New Therapy Fights Depression As Well As Drugs

New Therapy Fights Depression As Well As Drugs

Mindfulness-based cognitive therapy (MBCT) could have significant positive effects for depression sufferers according to a report published Tuesday. Such therapy offers a "new choice for millions of people" with recurrent depression, a Lancet report suggests.

Scientists tested the therapy against anti-depressant pills for people at risk of relapse and found it worked just as well. The finding is significant given the side effects associated with the use of drugs.

The therapy trains people to focus their minds and appreciate that negative thoughts may come and go.

Doctors in Europe are already being encouraged to offer it.

Patients who have had recurrent clinical depression are often prescribed long-term anti-depressant drugs to help prevent further episodes. The right type of therapy could lessen or eliminate the need for these drugs although experts stressed that drug therapy is still essential for many.

In the lancet study, UK scientists enrolled 212 people who were at risk of further depression. The subjects were then put on a course of mindfulness-based cognitive therapy while carefully reducing their medication.

The therapy entailed patients taking part in group sessions where they learned guided meditation and mindfulness techniques.

The therapy helped people focus on the present, recognise any early warning signs of depression and respond to them in ways that did not trigger further re-occurrences.

Researchers compared their results to 212 people who continued to take a full course of medication over two years.

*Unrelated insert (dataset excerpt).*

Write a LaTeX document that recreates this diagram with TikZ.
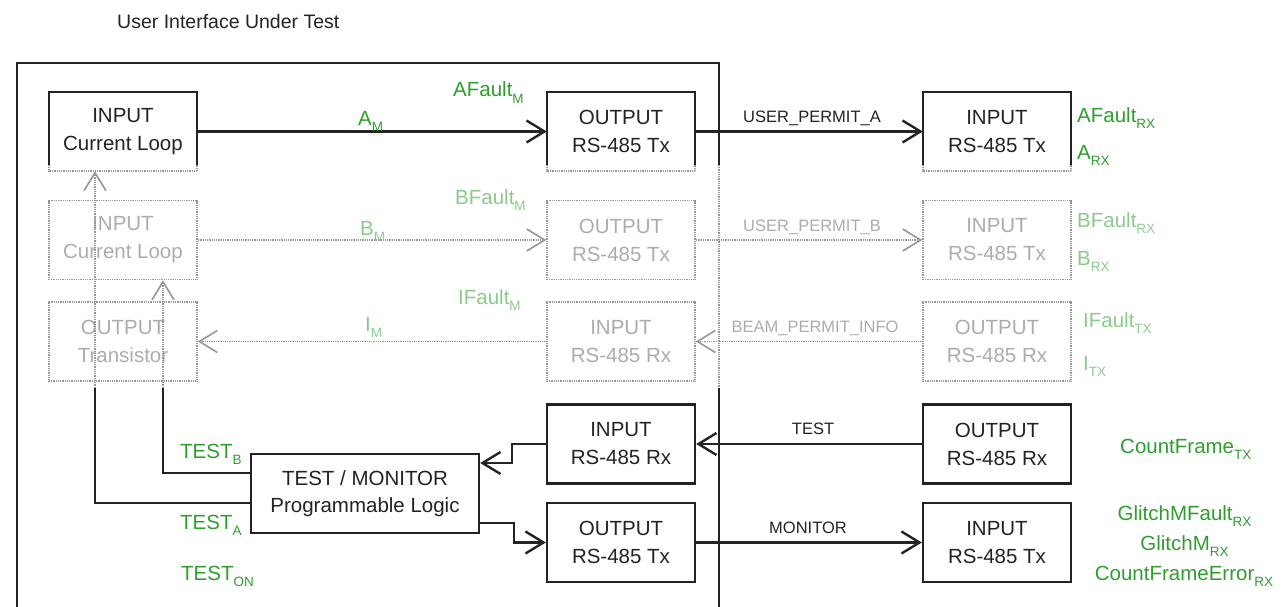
\documentclass[tikz,border=0pt]{standalone}
\usepackage{fontspec}
\setmainfont{Liberation Sans}
\usetikzlibrary{arrows.meta}

\definecolor{ink}{RGB}{35,35,35}
\definecolor{sig}{RGB}{46,158,46}
\definecolor{sigfaint}{RGB}{140,202,140}
\definecolor{faint}{RGB}{150,150,150}
\definecolor{fainttext}{RGB}{172,172,172}

% lowered, smaller subscript for signal names
\newcommand\lsub[1]{\raisebox{-0.3em}{\fontsize{13.5}{14}\selectfont #1}}

\tikzset{
  unit/.style={minimum width=148pt, minimum height=79pt, inner sep=0pt,
    align=center, text=ink, font=\fontsize{20.5}{28}\selectfont},
  box/.style={unit, draw=ink, line width=2.4pt},
  ghost/.style={unit, draw=faint, line width=1.6pt,
    dash pattern=on 0.9pt off 0.9pt, text=fainttext},
  wire/.style={draw=ink, line width=2.4pt},
  faintwire/.style={draw=faint, line width=1.6pt, dash pattern=on 0.9pt off 0.9pt},
  frame/.style={draw=ink, line width=2pt},
  barb/.style={-{Straight Barb[length=18pt,width=22pt]}},
  sigl/.style={text=sig, inner sep=0pt, font=\fontsize{20.5}{24}\selectfont},
  sigfl/.style={text=sigfaint, inner sep=0pt, font=\fontsize{20.5}{24}\selectfont},
  wirelabel/.style={text=ink, inner sep=0pt, font=\fontsize{16.5}{20}\selectfont},
  faintlabel/.style={text=fainttext, inner sep=0pt, font=\fontsize{16.5}{20}\selectfont},
}

\begin{document}
\begin{tikzpicture}[x=1pt,y=-1pt]
\useasboundingbox (0,0) rectangle (1284,607);

% title
\node[anchor=base west, inner sep=0pt, text=ink, font=\fontsize{19.5}{22}\selectfont]
  (title) at (117,29) {User Interface Under Test};

% enclosure of the unit under test
\draw[frame] (17,615) -- (17,63) -- (719,63) -- (719,165);
\draw[faintwire] (719,165) -- (719,388);
\draw[frame] (719,388) -- (719,615);

% ---- channel A (active) ----
\node[unit] (ainp) at (123,131.5) {INPUT\\Current Loop};
\node[unit] (aout) at (621,131.5) {OUTPUT\\RS-485 Tx};
\node[unit] (ain)  at (997,131.5) {INPUT\\RS-485 Tx};
\foreach \n in {ainp,aout,ain}{
  \draw[wire] ([yshift=6pt]\n.south west) -- (\n.north west) -- (\n.north east) -- ([yshift=6pt]\n.south east);
  \draw[faintwire] ([yshift=6pt]\n.south west) -- (\n.south west) -- (\n.south east) -- ([yshift=6pt]\n.south east);
}
\draw[wire,barb] (ainp.east) -- (aout.west);
\draw[wire,barb] (aout.east) -- (ain.west);
\node[sigl, anchor=base west] (lam) at (358,125) {A\lsub{M}};
\node[sigl, anchor=base west] (lafm) at (453,97) {AFault\lsub{M}};
\node[wirelabel, anchor=base] (lupa) at (812,123) {USER\_PERMIT\_A};
\node[sigl, anchor=base west] (lafrx) at (1077,122.5) {AFault\lsub{RX}};
\node[sigl, anchor=base west] (larx) at (1077,159.5) {A\lsub{RX}};

% ---- channel B (inactive) ----
\node[ghost] (binp) at (123,240) {INPUT\\Current Loop};
\node[ghost] (bout) at (621,240) {OUTPUT\\RS-485 Tx};
\node[ghost] (bin)  at (997,240) {INPUT\\RS-485 Tx};
\draw[faintwire,barb] (binp.east) -- (bout.west);
\draw[faintwire,barb] (bout.east) -- (bin.west);
\node[sigfl, anchor=base west] (lbm) at (360,235) {B\lsub{M}};
\node[sigfl, anchor=base west] (lbfm) at (455,204.5) {BFault\lsub{M}};
\node[faintlabel, anchor=base] (lupb) at (812,231) {USER\_PERMIT\_B};
\node[sigfl, anchor=base west] (lbfrx) at (1077,227.5) {BFault\lsub{RX}};
\node[sigfl, anchor=base west] (lbrx) at (1077,265.5) {B\lsub{RX}};

% ---- beam permit info (inactive) ----
\node[ghost] (itr)  at (123,341.5) {OUTPUT\\Transistor};
\node[ghost] (iin)  at (621,341.5) {INPUT\\RS-485 Rx};
\node[ghost] (iout) at (997,341.5) {OUTPUT\\RS-485 Rx};
\draw[faintwire,barb] (iout.west) -- (iin.east);
\draw[faintwire,barb] (iin.west) -- (itr.east);
\node[sigfl, anchor=base west] (lim) at (365,331) {I\lsub{M}};
\node[sigfl, anchor=base west] (lifm) at (458,304.5) {IFault\lsub{M}};
\node[faintlabel, anchor=base] (lbpi) at (815,332) {BEAM\_PERMIT\_INFO};
\node[sigfl, anchor=base west] (liftx) at (1083,327.5) {IFault\lsub{TX}};
\node[sigfl, anchor=base west] (litx) at (1083,370.5) {I\lsub{TX}};

% ---- test / monitor path ----
\node[box, minimum width=228pt] (tm) at (365,493.5) {TEST / MONITOR\\[-1pt]Programmable Logic};
\node[box] (inrx)  at (621,444)   {INPUT\\RS-485 Rx};
\node[box] (outtx) at (621,542.5) {OUTPUT\\RS-485 Tx};
\node[box] (outrx) at (997,444)   {OUTPUT\\RS-485 Rx};
\node[box] (intx)  at (997,542.5) {INPUT\\RS-485 Tx};

\draw[wire,barb] (outrx.west) -- (inrx.east);
\draw[wire,barb] (inrx.west) -- ++(-34,0) |- ([yshift=30.5pt]tm.east);
\draw[wire,barb] ([yshift=-29.5pt]tm.east) -- ++(34,0) |- (outtx.west);
\draw[wire,barb] (outtx.east) -- (intx.west);
\node[wirelabel, anchor=base] (ltest) at (813,434) {TEST};
\node[wirelabel, anchor=base] (lmon) at (808,533) {MONITOR};

% test injection lines into the current loop inputs
\coordinate (splitA) at (95,388);
\coordinate (splitB) at (163,388);
\draw[wire] ([yshift=-9.5pt]tm.west) -| (splitA);
\draw[faintwire,barb] (splitA) -- (splitA |- ainp.south);
\draw[wire] ([yshift=20.5pt]tm.west) -| (splitB);
\draw[faintwire,barb] (splitB) -- (splitB |- binp.south);

\node[sigl, anchor=base west] (ltb) at (180,458.5) {TEST\lsub{B}};
\node[sigl, anchor=base west] (lta) at (180,529.5) {TEST\lsub{A}};
\node[sigl, anchor=base west] (lton) at (181,580.5) {TEST\lsub{ON}};

\node[sigl, anchor=base west] (lcf) at (1120,453.5) {CountFrame\lsub{TX}};
\node[sigl, anchor=base] (lgmf) at (1184.5,520.5) {GlitchMFault\lsub{RX}};
\node[sigl, anchor=base] (lgm) at (1184.5,550.5) {GlitchM\lsub{RX}};
\node[sigl, anchor=base] (lcfe) at (1184,580.5) {CountFrameError\lsub{RX}};
\end{tikzpicture}
\end{document}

They found a similar proportion of people had relapsed in both groups while many in the MBCT group had been tapered off their medication.

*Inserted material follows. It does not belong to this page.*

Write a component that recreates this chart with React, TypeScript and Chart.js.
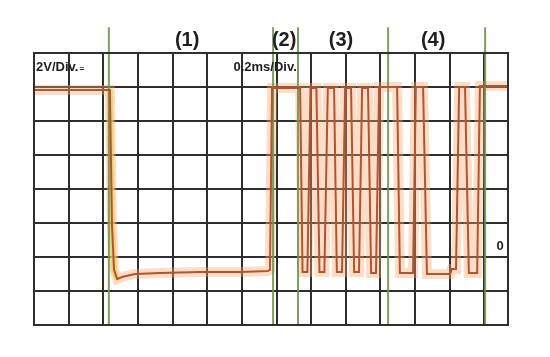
import React, { useEffect, useRef } from "react";
import { Chart, registerables } from "chart.js";

Chart.register(...registerables);

// Time axis in divisions (0.2 ms/div), level axis in divisions (2 V/div)
const traceTime = [
  0, 2.19, 2.25, 2.31, 2.4, 2.54, 2.91, 3.64, 4.79, 5.95, 6.75, 6.81,
  6.87, 7.68, 7.75, 7.89, 7.98, 8.15, 8.24, 8.38, 8.48, 8.66, 8.74, 8.89,
  8.98, 9.15, 9.24, 9.38, 9.47, 9.64, 9.73, 9.87, 9.96, 10.48, 10.56, 10.94,
  11.02, 11.23, 11.34, 12.01, 12.06, 12.18, 12.27, 12.44, 12.55, 12.79, 12.87, 13.68,
];
const traceLevel = [
  6.91, 6.91, 2.94, 1.62, 1.35, 1.41, 1.5, 1.53, 1.56, 1.56, 1.59, 1.62,
  6.97, 6.97, 1.56, 1.56, 6.97, 6.97, 1.56, 1.56, 6.97, 6.97, 1.56, 1.56,
  6.97, 6.97, 1.56, 1.56, 6.97, 6.97, 1.53, 1.53, 7.0, 7.0, 1.53, 1.53,
  7.0, 7.0, 1.5, 1.5, 1.65, 1.65, 7.0, 7.0, 1.53, 1.53, 7.03, 7.03,
];
const markerTimes = [2.16, 6.9, 7.62, 10.22, 13.02];
const markerTop = 8.76;
const xDivTicks = [0, 1, 2, 3, 4, 5, 6, 7, 8, 9, 10, 11, 12, 13];
const yDivTicks = [0, 1, 2, 3, 4, 5, 6, 7, 8];
const xMax = 13.68;
const yMax = 8;

const sectionLabels = ["(1)", "(2)", "(3)", "(4)"];
const sectionTimes = [4.42, 7.22, 8.86, 11.52];
const sectionLevel = 8.38;
const voltText = "2V/Div.";
const timeText = "0.2ms/Div.";
const zeroText = "0";

const tracePts = traceTime.map((t, i) => ({ x: t, y: traceLevel[i] }));
const firstEdge = tracePts.slice(1, 5);

const overlay = {
  id: "scopeOverlay",
  afterDraw(chart: any) {
    const { ctx, chartArea, scales } = chart;
    const xs = scales.x;
    const ys = scales.y;
    ctx.save();
    ctx.strokeStyle = "#2e2e2e";
    ctx.lineWidth = 2;
    ctx.strokeRect(chartArea.left, chartArea.top, chartArea.right - chartArea.left, chartArea.bottom - chartArea.top);
    ctx.fillStyle = "#1e1e1e";
    ctx.textBaseline = "middle";
    ctx.textAlign = "center";
    ctx.font = 'bold 20px "Liberation Sans", Arial, sans-serif';
    sectionLabels.forEach((s, i) => {
      ctx.fillText(s, xs.getPixelForValue(sectionTimes[i]), ys.getPixelForValue(sectionLevel));
    });
    ctx.textAlign = "left";
    ctx.font = 'bold 13px "Liberation Sans Narrow", "Liberation Sans", Arial, sans-serif';
    const vx = xs.getPixelForValue(0.06);
    const vy = ys.getPixelForValue(7.59);
    ctx.fillText(voltText, vx, vy);
    const w = ctx.measureText(voltText).width;
    ctx.font = 'bold 8px "Liberation Sans", Arial, sans-serif';
    ctx.fillText("=", vx + w + 1, vy + 2);
    ctx.font = 'bold 13px "Liberation Sans", Arial, sans-serif';
    ctx.textAlign = "center";
    ctx.fillText(timeText, xs.getPixelForValue(6.67), ys.getPixelForValue(7.59));
    ctx.fillText(zeroText, xs.getPixelForValue(13.45), ys.getPixelForValue(2.32));
    ctx.restore();
  },
};

export default function App() {
  const ref = useRef<HTMLCanvasElement | null>(null);
  useEffect(() => {
    if (!ref.current) return;
    const gridOpts = { color: "#2e2e2e", lineWidth: 2, drawTicks: false };
    const chart = new Chart(ref.current, {
      type: "line",
      data: {
        datasets: [
          ...markerTimes.map((t) => ({
            data: [{ x: t, y: 0 }, { x: t, y: markerTop }],
            borderColor: "rgba(110,150,80,0.9)",
            borderWidth: 2,
            pointRadius: 0,
            clip: false as any,
            order: 2,
          })),
          {
            data: tracePts,
            borderColor: "rgba(247,165,110,0.38)",
            borderWidth: 10,
            pointRadius: 0,
            order: 4,
          },
          {
            data: firstEdge,
            borderColor: "rgba(228,210,90,0.7)",
            borderWidth: 6,
            pointRadius: 0,
            order: 3,
          },
          {
            data: tracePts,
            borderColor: "#b5532f",
            borderWidth: 2,
            pointRadius: 0,
            order: 1,
          },
        ],
      },
      options: {
        animation: false,
        responsive: false,
        events: [],
        layout: { padding: { left: 34, top: 53, right: 42, bottom: 32 } },
        plugins: { legend: { display: false }, tooltip: { enabled: false } },
        scales: {
          x: {
            type: "linear",
            min: 0,
            max: xMax,
            afterBuildTicks: (s: any) => { s.ticks = xDivTicks.map((v) => ({ value: v })); },
            ticks: { display: false },
            grid: gridOpts,
            border: { display: true, color: "#2e2e2e", width: 2 },
          },
          y: {
            type: "linear",
            min: 0,
            max: yMax,
            afterBuildTicks: (s: any) => { s.ticks = yDivTicks.map((v) => ({ value: v })); },
            ticks: { display: false },
            grid: gridOpts,
            border: { display: true, color: "#2e2e2e", width: 2 },
          },
        },
      },
      plugins: [overlay],
    });
    return () => chart.destroy();
  }, []);
  return (
    <div style={{ position: "absolute", left: 0, top: 0, width: 550, height: 357, background: "#fff" }}>
      <canvas ref={ref} width={550} height={357} />
    </div>
  );
}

The researchers said these findings suggest MBCT could provide a much-needed alternative for people who cannot or do not want to take long-term drugs.

The report concluded that "may be a new choice for millions of people with recurrent depression on repeat prescriptions."

Here in America, where drug costs are rising significantly, the therapy based approach may mean reduced care costs vs long term use of expensive prescription medication.